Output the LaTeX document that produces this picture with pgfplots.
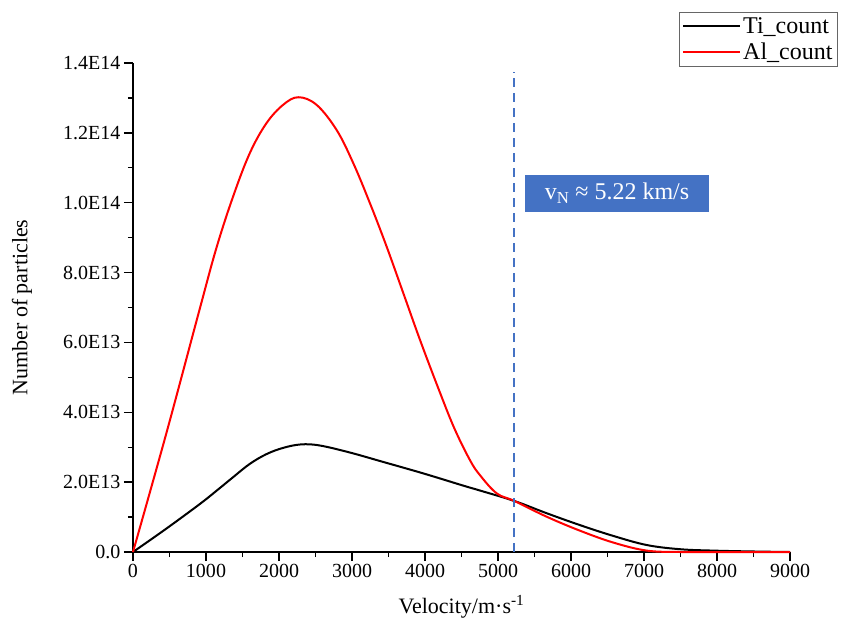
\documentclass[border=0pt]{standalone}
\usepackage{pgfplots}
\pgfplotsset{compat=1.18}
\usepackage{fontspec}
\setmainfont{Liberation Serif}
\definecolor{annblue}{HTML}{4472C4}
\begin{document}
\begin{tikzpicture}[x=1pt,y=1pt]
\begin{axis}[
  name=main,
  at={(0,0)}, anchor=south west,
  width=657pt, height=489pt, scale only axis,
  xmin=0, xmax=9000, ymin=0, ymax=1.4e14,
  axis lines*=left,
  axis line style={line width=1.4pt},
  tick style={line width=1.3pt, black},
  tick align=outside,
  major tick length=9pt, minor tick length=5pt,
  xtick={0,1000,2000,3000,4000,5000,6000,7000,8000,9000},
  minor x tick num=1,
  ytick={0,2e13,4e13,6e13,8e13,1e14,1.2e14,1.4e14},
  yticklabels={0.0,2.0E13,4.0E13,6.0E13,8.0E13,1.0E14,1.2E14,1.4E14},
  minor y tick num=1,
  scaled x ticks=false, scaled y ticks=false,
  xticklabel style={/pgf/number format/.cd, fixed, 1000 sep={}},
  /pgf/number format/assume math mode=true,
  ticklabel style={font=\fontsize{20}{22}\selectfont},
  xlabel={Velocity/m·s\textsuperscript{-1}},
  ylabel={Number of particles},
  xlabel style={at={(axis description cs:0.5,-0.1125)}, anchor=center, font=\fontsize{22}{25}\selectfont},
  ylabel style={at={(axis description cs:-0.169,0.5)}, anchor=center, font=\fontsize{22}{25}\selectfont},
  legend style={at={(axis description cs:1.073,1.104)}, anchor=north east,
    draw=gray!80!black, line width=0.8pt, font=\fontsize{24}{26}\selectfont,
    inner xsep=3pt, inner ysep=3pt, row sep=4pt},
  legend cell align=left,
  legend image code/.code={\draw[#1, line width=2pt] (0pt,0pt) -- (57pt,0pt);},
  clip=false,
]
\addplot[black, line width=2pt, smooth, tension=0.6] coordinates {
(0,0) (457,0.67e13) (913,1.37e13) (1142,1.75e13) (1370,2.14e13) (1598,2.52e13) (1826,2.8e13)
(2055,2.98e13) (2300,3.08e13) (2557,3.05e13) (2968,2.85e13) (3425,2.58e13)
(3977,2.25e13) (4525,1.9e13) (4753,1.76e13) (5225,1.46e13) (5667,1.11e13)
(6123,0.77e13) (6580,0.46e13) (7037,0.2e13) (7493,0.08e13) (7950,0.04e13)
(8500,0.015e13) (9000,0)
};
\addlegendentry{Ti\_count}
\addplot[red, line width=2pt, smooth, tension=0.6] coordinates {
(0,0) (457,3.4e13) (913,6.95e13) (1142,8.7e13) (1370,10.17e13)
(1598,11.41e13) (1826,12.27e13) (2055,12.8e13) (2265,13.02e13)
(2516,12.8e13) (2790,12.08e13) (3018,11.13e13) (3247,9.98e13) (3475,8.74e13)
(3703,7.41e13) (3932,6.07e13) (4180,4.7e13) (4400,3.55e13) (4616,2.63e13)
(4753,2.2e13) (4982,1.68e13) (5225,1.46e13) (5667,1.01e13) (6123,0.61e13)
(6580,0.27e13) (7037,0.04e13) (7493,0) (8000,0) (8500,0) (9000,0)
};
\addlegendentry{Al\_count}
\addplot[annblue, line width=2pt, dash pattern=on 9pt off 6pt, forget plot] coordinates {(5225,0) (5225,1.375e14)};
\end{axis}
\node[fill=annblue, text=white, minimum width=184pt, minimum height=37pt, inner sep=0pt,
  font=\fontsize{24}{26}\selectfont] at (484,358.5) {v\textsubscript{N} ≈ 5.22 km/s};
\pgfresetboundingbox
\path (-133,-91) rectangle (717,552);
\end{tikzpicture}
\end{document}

==================================================

# [INSTRUCTIONS FOR THE TASK]
Copy each line above precisely, dropping the pictures.

# [TASK SOLUTION]
Output the LaTeX document that produces this picture with pgfplots.
\documentclass[border=0pt]{standalone}
\usepackage{pgfplots}
\pgfplotsset{compat=1.18}
\usepackage{fontspec}
\setmainfont{Liberation Serif}
\definecolor{annblue}{HTML}{4472C4}
\begin{document}
\begin{tikzpicture}[x=1pt,y=1pt]
\begin{axis}[
  name=main,
  at={(0,0)}, anchor=south west,
  width=657pt, height=489pt, scale only axis,
  xmin=0, xmax=9000, ymin=0, ymax=1.4e14,
  axis lines*=left,
  axis line style={line width=1.4pt},
  tick style={line width=1.3pt, black},
  tick align=outside,
  major tick length=9pt, minor tick length=5pt,
  xtick={0,1000,2000,3000,4000,5000,6000,7000,8000,9000},
  minor x tick num=1,
  ytick={0,2e13,4e13,6e13,8e13,1e14,1.2e14,1.4e14},
  yticklabels={0.0,2.0E13,4.0E13,6.0E13,8.0E13,1.0E14,1.2E14,1.4E14},
  minor y tick num=1,
  scaled x ticks=false, scaled y ticks=false,
  xticklabel style={/pgf/number format/.cd, fixed, 1000 sep={}},
  /pgf/number format/assume math mode=true,
  ticklabel style={font=\fontsize{20}{22}\selectfont},
  xlabel={Velocity/m·s\textsuperscript{-1}},
  ylabel={Number of particles},
  xlabel style={at={(axis description cs:0.5,-0.1125)}, anchor=center, font=\fontsize{22}{25}\selectfont},
  ylabel style={at={(axis description cs:-0.169,0.5)}, anchor=center, font=\fontsize{22}{25}\selectfont},
  legend style={at={(axis description cs:1.073,1.104)}, anchor=north east,
    draw=gray!80!black, line width=0.8pt, font=\fontsize{24}{26}\selectfont,
    inner xsep=3pt, inner ysep=3pt, row sep=4pt},
  legend cell align=left,
  legend image code/.code={\draw[#1, line width=2pt] (0pt,0pt) -- (57pt,0pt);},
  clip=false,
]
\addplot[black, line width=2pt, smooth, tension=0.6] coordinates {
(0,0) (457,0.67e13) (913,1.37e13) (1142,1.75e13) (1370,2.14e13) (1598,2.52e13) (1826,2.8e13)
(2055,2.98e13) (2300,3.08e13) (2557,3.05e13) (2968,2.85e13) (3425,2.58e13)
(3977,2.25e13) (4525,1.9e13) (4753,1.76e13) (5225,1.46e13) (5667,1.11e13)
(6123,0.77e13) (6580,0.46e13) (7037,0.2e13) (7493,0.08e13) (7950,0.04e13)
(8500,0.015e13) (9000,0)
};
\addlegendentry{Ti\_count}
\addplot[red, line width=2pt, smooth, tension=0.6] coordinates {
(0,0) (457,3.4e13) (913,6.95e13) (1142,8.7e13) (1370,10.17e13)
(1598,11.41e13) (1826,12.27e13) (2055,12.8e13) (2265,13.02e13)
(2516,12.8e13) (2790,12.08e13) (3018,11.13e13) (3247,9.98e13) (3475,8.74e13)
(3703,7.41e13) (3932,6.07e13) (4180,4.7e13) (4400,3.55e13) (4616,2.63e13)
(4753,2.2e13) (4982,1.68e13) (5225,1.46e13) (5667,1.01e13) (6123,0.61e13)
(6580,0.27e13) (7037,0.04e13) (7493,0) (8000,0) (8500,0) (9000,0)
};
\addlegendentry{Al\_count}
\addplot[annblue, line width=2pt, dash pattern=on 9pt off 6pt, forget plot] coordinates {(5225,0) (5225,1.375e14)};
\end{axis}
\node[fill=annblue, text=white, minimum width=184pt, minimum height=37pt, inner sep=0pt,
  font=\fontsize{24}{26}\selectfont] at (484,358.5) {v\textsubscript{N} ≈ 5.22 km/s};
\pgfresetboundingbox
\path (-133,-91) rectangle (717,552);
\end{tikzpicture}
\end{document}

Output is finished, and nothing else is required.